— Start DATA SUPPLIED —
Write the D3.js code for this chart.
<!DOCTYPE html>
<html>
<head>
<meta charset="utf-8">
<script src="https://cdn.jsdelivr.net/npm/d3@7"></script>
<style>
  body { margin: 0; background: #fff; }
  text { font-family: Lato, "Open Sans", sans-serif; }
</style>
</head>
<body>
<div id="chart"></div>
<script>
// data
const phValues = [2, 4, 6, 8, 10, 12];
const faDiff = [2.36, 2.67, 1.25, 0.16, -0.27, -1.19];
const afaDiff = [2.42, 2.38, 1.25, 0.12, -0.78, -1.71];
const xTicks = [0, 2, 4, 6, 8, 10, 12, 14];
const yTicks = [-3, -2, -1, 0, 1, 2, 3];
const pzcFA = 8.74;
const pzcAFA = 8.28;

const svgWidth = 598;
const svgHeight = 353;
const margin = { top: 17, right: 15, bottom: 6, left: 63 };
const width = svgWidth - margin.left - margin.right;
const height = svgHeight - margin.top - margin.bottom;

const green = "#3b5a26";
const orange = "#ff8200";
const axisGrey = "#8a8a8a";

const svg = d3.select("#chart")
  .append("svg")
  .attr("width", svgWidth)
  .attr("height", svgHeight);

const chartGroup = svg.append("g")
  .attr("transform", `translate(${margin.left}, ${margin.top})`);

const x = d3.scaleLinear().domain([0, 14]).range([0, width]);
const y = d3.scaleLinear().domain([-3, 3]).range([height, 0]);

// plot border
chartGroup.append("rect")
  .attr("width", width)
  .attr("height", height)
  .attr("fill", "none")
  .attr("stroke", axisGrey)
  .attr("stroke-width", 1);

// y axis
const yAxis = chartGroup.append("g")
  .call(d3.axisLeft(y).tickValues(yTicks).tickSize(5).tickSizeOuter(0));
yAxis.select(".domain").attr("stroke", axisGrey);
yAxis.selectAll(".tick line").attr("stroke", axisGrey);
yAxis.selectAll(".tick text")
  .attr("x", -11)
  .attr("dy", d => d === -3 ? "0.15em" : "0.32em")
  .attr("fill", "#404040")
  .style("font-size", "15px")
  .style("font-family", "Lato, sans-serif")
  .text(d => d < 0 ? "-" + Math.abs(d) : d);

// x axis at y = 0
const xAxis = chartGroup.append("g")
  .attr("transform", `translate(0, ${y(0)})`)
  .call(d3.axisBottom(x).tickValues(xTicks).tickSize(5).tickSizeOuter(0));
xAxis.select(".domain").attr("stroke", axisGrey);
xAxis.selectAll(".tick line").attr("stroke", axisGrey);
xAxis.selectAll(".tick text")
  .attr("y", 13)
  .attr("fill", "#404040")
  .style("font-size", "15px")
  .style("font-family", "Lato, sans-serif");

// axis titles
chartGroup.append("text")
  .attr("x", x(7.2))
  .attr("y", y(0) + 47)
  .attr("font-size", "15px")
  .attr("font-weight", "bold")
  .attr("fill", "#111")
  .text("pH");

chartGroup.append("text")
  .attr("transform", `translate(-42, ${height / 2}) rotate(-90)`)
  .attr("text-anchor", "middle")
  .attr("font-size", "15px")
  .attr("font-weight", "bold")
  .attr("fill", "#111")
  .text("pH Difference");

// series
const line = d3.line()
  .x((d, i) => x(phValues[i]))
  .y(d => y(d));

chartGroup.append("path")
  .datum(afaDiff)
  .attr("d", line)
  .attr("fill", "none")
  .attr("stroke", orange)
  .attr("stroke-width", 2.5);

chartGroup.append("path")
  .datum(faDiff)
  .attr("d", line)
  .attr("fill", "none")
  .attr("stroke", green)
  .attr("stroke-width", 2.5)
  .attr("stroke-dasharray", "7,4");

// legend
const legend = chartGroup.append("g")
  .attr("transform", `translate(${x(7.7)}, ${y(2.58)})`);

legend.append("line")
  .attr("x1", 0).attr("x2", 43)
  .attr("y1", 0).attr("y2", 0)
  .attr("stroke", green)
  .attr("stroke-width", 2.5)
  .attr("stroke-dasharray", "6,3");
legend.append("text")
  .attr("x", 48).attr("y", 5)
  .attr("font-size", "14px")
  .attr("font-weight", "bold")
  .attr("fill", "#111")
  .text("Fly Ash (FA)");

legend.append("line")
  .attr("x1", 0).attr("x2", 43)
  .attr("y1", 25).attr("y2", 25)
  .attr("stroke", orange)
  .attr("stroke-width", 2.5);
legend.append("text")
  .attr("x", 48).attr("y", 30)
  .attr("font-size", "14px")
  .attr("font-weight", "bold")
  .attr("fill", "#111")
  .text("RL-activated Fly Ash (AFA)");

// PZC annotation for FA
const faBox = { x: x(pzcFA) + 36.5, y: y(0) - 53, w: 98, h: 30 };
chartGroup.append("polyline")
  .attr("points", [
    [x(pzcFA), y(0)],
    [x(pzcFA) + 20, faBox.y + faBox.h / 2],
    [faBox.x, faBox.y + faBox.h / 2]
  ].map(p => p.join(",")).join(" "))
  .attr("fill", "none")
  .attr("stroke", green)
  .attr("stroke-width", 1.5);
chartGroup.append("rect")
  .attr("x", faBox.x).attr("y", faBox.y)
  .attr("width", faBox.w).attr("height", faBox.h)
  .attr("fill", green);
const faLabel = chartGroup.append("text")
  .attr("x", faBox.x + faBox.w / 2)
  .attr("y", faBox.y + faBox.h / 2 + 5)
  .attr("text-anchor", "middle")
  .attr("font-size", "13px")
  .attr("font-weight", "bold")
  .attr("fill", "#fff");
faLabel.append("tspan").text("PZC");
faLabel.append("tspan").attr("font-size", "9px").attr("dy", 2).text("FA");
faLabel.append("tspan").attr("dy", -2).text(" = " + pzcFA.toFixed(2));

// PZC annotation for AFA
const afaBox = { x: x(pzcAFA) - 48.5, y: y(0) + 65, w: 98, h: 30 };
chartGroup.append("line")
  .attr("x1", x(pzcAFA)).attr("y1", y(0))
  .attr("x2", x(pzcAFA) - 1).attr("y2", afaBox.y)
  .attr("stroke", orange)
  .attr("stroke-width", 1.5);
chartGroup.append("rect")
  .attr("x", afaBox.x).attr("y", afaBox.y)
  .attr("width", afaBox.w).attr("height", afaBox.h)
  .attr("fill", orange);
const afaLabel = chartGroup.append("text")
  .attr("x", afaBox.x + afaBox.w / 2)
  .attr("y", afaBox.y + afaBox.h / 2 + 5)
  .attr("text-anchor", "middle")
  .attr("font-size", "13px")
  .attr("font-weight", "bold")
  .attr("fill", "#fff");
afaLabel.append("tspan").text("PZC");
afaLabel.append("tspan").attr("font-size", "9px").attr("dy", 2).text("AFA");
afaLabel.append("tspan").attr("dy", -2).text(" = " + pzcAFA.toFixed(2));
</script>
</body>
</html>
— End DATA SUPPLIED —
— Start DATA SUPPLIED —
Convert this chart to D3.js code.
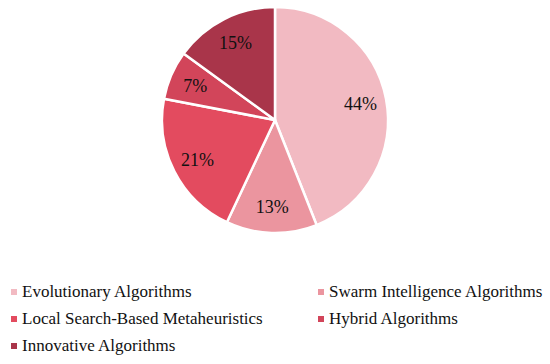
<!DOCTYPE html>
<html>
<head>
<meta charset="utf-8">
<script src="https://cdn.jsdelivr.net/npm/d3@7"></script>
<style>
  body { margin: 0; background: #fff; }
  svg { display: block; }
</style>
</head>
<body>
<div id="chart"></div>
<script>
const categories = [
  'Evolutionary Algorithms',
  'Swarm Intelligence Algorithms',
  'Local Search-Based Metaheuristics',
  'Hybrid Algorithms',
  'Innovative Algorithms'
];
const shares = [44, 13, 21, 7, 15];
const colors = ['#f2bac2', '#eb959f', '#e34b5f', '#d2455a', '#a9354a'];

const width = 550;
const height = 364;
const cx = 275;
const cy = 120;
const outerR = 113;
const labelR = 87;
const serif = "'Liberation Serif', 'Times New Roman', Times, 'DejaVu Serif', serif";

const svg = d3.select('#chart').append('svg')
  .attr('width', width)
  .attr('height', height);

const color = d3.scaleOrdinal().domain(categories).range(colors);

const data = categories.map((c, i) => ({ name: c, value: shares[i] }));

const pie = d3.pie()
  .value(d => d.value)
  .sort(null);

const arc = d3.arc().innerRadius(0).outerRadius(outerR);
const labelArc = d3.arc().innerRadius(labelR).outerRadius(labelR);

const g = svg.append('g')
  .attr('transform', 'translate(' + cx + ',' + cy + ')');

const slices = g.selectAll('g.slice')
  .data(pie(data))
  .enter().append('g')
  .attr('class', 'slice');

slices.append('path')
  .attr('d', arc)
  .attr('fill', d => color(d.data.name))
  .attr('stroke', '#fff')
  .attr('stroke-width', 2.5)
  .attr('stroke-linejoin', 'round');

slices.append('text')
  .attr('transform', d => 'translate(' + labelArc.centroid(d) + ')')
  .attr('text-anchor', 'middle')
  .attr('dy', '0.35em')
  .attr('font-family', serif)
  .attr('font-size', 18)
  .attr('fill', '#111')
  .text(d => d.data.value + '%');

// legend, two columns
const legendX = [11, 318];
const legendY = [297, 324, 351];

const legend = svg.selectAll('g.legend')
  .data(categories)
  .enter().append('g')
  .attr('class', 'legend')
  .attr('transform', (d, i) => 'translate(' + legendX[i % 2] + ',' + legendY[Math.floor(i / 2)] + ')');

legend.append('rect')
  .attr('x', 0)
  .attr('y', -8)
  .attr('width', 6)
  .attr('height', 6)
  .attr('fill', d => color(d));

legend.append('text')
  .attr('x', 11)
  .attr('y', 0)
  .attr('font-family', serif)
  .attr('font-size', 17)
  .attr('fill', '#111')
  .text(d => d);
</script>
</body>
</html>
— End DATA SUPPLIED —
— Start DATA SUPPLIED —
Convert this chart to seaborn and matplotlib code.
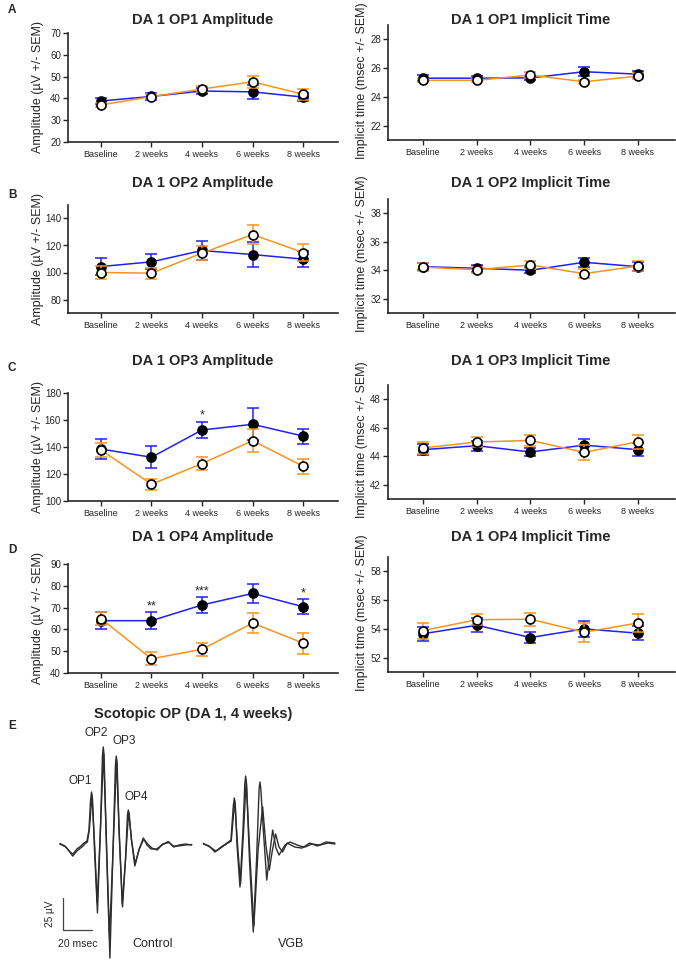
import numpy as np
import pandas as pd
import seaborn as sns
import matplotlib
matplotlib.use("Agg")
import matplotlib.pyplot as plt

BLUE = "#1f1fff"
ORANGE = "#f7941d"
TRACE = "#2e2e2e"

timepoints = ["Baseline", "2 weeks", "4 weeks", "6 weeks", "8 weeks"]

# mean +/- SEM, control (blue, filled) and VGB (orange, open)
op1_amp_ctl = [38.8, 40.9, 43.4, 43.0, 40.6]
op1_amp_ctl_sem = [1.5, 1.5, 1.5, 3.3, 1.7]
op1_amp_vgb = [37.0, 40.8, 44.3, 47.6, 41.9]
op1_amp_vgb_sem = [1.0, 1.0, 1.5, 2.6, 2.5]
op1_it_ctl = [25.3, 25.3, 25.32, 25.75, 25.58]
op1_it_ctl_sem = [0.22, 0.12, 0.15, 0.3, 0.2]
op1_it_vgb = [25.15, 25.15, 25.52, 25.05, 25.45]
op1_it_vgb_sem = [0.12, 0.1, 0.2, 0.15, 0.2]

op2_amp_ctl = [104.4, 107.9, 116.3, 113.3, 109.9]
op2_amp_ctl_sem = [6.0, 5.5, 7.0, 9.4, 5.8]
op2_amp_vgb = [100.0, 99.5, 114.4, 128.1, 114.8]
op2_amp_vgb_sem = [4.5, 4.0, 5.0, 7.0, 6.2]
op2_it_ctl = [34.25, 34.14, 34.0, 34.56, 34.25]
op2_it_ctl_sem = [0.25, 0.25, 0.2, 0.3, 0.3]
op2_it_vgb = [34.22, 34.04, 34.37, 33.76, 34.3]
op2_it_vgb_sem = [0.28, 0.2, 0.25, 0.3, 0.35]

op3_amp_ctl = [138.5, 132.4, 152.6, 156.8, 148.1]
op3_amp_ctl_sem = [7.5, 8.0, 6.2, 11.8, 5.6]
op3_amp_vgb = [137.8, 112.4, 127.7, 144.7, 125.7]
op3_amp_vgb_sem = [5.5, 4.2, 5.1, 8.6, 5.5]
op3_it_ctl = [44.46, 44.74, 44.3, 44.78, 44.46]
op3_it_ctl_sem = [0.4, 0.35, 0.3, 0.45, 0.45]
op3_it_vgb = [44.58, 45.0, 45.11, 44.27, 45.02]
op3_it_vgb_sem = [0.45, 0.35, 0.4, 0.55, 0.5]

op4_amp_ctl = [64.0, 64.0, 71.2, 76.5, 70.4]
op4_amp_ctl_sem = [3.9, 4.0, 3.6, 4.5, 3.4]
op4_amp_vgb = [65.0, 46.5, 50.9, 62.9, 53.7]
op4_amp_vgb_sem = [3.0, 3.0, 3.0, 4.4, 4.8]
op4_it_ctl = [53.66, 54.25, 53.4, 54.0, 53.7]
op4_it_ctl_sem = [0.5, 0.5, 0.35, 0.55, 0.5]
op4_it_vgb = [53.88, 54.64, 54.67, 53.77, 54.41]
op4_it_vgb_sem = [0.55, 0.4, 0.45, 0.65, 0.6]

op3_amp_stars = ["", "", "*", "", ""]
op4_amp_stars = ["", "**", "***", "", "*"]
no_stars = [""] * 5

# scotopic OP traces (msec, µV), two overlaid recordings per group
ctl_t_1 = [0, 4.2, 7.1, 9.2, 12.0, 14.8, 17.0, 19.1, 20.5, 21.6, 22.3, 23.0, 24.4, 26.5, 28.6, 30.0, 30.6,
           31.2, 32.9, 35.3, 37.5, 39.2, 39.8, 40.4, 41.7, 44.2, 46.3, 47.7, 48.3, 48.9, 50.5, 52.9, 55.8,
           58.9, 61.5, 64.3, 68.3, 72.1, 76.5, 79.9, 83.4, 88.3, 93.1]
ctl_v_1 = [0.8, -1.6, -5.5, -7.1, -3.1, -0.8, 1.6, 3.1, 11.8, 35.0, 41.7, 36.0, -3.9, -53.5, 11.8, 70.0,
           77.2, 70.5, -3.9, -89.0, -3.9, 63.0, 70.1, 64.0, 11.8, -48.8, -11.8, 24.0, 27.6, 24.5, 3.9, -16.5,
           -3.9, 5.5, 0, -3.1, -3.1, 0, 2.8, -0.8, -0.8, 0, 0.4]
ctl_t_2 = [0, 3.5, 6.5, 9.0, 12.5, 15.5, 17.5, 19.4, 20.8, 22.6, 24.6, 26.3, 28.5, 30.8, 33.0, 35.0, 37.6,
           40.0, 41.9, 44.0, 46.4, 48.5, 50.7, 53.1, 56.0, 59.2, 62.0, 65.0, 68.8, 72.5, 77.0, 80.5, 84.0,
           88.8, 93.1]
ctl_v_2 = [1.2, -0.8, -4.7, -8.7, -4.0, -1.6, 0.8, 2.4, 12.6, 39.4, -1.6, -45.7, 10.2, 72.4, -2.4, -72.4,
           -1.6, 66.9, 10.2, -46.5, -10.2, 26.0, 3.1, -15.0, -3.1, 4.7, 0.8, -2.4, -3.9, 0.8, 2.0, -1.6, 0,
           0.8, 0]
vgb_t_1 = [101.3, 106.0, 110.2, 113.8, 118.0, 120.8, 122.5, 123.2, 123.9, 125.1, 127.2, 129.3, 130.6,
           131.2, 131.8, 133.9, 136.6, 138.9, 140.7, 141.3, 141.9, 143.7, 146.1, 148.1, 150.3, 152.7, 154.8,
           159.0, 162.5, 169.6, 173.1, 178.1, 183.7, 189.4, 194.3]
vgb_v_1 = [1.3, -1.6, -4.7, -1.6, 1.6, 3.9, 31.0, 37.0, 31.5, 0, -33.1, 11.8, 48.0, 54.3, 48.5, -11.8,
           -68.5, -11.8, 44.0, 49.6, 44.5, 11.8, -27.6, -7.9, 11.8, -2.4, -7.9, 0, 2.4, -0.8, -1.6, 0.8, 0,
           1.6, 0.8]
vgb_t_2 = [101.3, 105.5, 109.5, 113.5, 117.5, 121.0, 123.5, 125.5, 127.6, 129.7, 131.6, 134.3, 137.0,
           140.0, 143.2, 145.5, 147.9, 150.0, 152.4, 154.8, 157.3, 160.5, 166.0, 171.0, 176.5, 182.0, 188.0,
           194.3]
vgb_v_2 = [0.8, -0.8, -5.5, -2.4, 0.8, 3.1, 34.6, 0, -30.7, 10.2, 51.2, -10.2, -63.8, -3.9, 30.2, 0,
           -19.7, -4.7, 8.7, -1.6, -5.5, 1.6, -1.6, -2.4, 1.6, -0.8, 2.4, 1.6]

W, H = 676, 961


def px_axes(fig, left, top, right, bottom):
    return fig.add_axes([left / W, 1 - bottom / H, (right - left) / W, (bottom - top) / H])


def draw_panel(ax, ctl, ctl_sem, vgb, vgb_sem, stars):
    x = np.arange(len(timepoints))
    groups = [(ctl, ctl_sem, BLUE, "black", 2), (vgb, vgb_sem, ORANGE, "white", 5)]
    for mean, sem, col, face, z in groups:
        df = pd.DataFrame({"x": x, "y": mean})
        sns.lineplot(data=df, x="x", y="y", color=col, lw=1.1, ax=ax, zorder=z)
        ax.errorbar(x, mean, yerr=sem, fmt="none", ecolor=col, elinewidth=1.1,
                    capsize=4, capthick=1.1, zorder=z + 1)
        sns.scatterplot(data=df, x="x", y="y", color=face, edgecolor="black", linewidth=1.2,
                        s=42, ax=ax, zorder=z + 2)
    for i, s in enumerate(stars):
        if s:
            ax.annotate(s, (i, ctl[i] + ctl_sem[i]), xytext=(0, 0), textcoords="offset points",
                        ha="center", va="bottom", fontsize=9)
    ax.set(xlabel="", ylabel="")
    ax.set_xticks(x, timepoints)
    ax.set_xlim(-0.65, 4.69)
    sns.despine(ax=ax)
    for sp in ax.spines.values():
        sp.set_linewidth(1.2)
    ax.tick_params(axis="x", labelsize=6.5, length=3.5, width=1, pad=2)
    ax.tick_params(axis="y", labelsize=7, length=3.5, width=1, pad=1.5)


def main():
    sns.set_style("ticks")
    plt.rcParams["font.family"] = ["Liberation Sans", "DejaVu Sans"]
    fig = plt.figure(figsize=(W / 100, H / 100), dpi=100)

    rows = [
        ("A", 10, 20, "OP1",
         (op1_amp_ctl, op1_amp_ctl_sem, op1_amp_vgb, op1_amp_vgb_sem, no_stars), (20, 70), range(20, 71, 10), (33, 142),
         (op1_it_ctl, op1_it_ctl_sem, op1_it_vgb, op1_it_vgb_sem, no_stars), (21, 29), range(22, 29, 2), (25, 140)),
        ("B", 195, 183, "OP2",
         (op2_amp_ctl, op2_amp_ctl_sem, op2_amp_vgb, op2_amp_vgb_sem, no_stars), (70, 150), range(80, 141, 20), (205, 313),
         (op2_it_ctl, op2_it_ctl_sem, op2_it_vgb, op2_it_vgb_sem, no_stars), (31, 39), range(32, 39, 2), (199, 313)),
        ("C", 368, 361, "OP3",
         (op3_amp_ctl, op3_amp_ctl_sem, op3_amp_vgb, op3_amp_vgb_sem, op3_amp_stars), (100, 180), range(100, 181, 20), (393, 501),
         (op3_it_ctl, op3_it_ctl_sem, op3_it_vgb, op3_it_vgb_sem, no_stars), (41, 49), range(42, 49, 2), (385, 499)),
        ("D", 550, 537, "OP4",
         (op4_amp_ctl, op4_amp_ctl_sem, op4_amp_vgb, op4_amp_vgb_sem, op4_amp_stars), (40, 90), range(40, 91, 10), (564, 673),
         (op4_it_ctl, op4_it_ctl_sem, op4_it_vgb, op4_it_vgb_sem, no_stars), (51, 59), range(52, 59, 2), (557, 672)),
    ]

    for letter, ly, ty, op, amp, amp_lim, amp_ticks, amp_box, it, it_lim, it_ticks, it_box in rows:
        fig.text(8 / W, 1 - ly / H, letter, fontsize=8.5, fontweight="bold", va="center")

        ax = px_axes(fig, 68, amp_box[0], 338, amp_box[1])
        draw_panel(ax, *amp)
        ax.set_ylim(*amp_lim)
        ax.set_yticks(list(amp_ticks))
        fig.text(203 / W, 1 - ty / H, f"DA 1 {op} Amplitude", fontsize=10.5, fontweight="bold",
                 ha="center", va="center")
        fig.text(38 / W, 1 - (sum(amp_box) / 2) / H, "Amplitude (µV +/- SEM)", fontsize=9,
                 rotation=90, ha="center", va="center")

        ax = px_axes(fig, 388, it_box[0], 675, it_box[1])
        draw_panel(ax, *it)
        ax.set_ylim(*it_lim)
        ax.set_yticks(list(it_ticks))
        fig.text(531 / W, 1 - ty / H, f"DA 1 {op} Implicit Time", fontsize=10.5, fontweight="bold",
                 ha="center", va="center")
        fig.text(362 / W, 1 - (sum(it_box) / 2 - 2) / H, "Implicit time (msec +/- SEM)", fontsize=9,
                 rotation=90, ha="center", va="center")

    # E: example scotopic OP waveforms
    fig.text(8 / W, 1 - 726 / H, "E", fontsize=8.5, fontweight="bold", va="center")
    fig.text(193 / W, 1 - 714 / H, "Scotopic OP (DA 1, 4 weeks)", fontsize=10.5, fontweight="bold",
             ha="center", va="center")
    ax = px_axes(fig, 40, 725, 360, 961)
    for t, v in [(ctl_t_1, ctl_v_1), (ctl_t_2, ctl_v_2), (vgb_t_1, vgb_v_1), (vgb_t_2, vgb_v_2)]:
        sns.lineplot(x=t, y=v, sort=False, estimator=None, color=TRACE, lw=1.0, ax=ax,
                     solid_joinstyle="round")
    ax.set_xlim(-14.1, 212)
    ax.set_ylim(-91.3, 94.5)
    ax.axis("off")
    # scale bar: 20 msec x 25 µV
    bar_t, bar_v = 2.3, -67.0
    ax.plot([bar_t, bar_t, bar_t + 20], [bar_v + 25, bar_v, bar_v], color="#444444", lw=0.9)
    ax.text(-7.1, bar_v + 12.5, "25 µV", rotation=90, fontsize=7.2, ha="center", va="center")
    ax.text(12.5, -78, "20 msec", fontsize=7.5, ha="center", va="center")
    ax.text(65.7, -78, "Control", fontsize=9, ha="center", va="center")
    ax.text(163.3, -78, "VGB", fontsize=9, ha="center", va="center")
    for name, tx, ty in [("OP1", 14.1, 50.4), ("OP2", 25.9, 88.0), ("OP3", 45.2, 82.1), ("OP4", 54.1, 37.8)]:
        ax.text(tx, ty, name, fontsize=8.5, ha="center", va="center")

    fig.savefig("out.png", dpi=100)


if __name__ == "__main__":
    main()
— End DATA SUPPLIED —
#### WHAT YOU HAVE TO DO
Your task is to transcribe only the lines from the line containing "Write the D3.js code for this chart." through the line containing "const pzcAFA = 8.28;", word for word.

#### THE SOLUTION
Write the D3.js code for this chart.
<!DOCTYPE html>
<html>
<head>
<meta charset="utf-8">
<script src="https://cdn.jsdelivr.net/npm/d3@7"></script>
<style>
  body { margin: 0; background: #fff; }
  text { font-family: Lato, "Open Sans", sans-serif; }
</style>
</head>
<body>
<div id="chart"></div>
<script>
// data
const phValues = [2, 4, 6, 8, 10, 12];
const faDiff = [2.36, 2.67, 1.25, 0.16, -0.27, -1.19];
const afaDiff = [2.42, 2.38, 1.25, 0.12, -0.78, -1.71];
const xTicks = [0, 2, 4, 6, 8, 10, 12, 14];
const yTicks = [-3, -2, -1, 0, 1, 2, 3];
const pzcFA = 8.74;
const pzcAFA = 8.28;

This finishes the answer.